The Representation Jensen-Shannon Divergence
- URL: http://arxiv.org/abs/2305.16446v3
- Date: Mon, 2 Oct 2023 20:48:05 GMT
- Title: The Representation Jensen-Shannon Divergence
- Authors: Jhoan K. Hoyos-Osorio, Santiago Posso-Murillo, Luis G. Sanchez-Giraldo
- Abstract summary: Statistical divergences quantify the difference between probability distributions.

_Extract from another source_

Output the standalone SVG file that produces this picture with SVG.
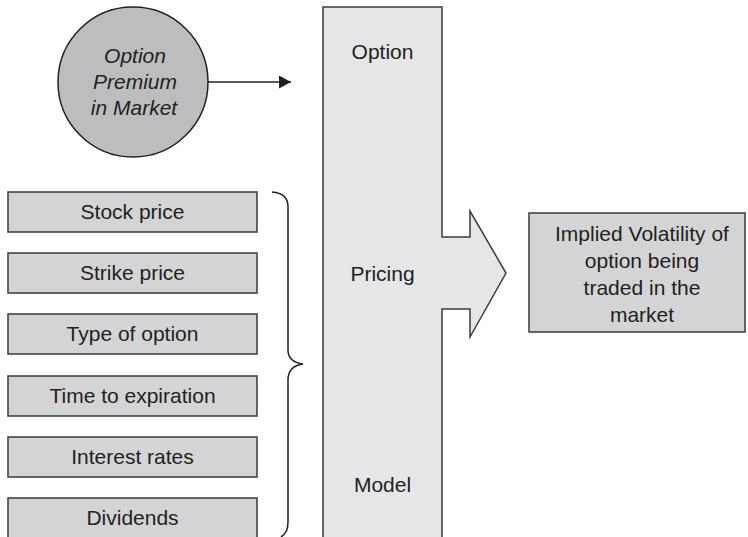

In this work, we propose a divergence inspired by the Jensen-Shannon divergence which avoids the estimation of the probability density functions.
- Score: 0.0
- License: http://creativecommons.org/licenses/by/4.0/
- Abstract: Statistical divergences quantify the difference between probability
distributions, thereby allowing for multiple uses in machine-learning. However,
a fundamental challenge of these quantities is their estimation from empirical
samples since the underlying distributions of the data are usually unknown. In
this work, we propose a divergence inspired by the Jensen-Shannon divergence
which avoids the estimation of the probability density functions. Our approach
embeds the data in an reproducing kernel Hilbert space (RKHS) where we
associate data distributions with uncentered covariance operators in this
representation space. Therefore, we name this measure the representation
Jensen-Shannon divergence (RJSD). We provide an estimator from empirical
covariance matrices by explicitly mapping the data to an RKHS using Fourier
features. This estimator is flexible, scalable, differentiable, and suitable
for minibatch-based optimization problems. Additionally, we provide an
estimator based on kernel matrices without an explicit mapping to the RKHS. We
provide consistency convergence results for the proposed estimator. Moreover,
we demonstrate that this quantity is a lower bound on the Jensen-Shannon
divergence, leading to a variational approach to estimate it with theoretical
guarantees. We leverage the proposed divergence to train generative networks,
where our method mitigates mode collapse and encourages samples diversity.
Additionally, RJSD surpasses other state-of-the-art techniques in multiple
two-sample testing problems, demonstrating superior performance and reliability
in discriminating between distributions.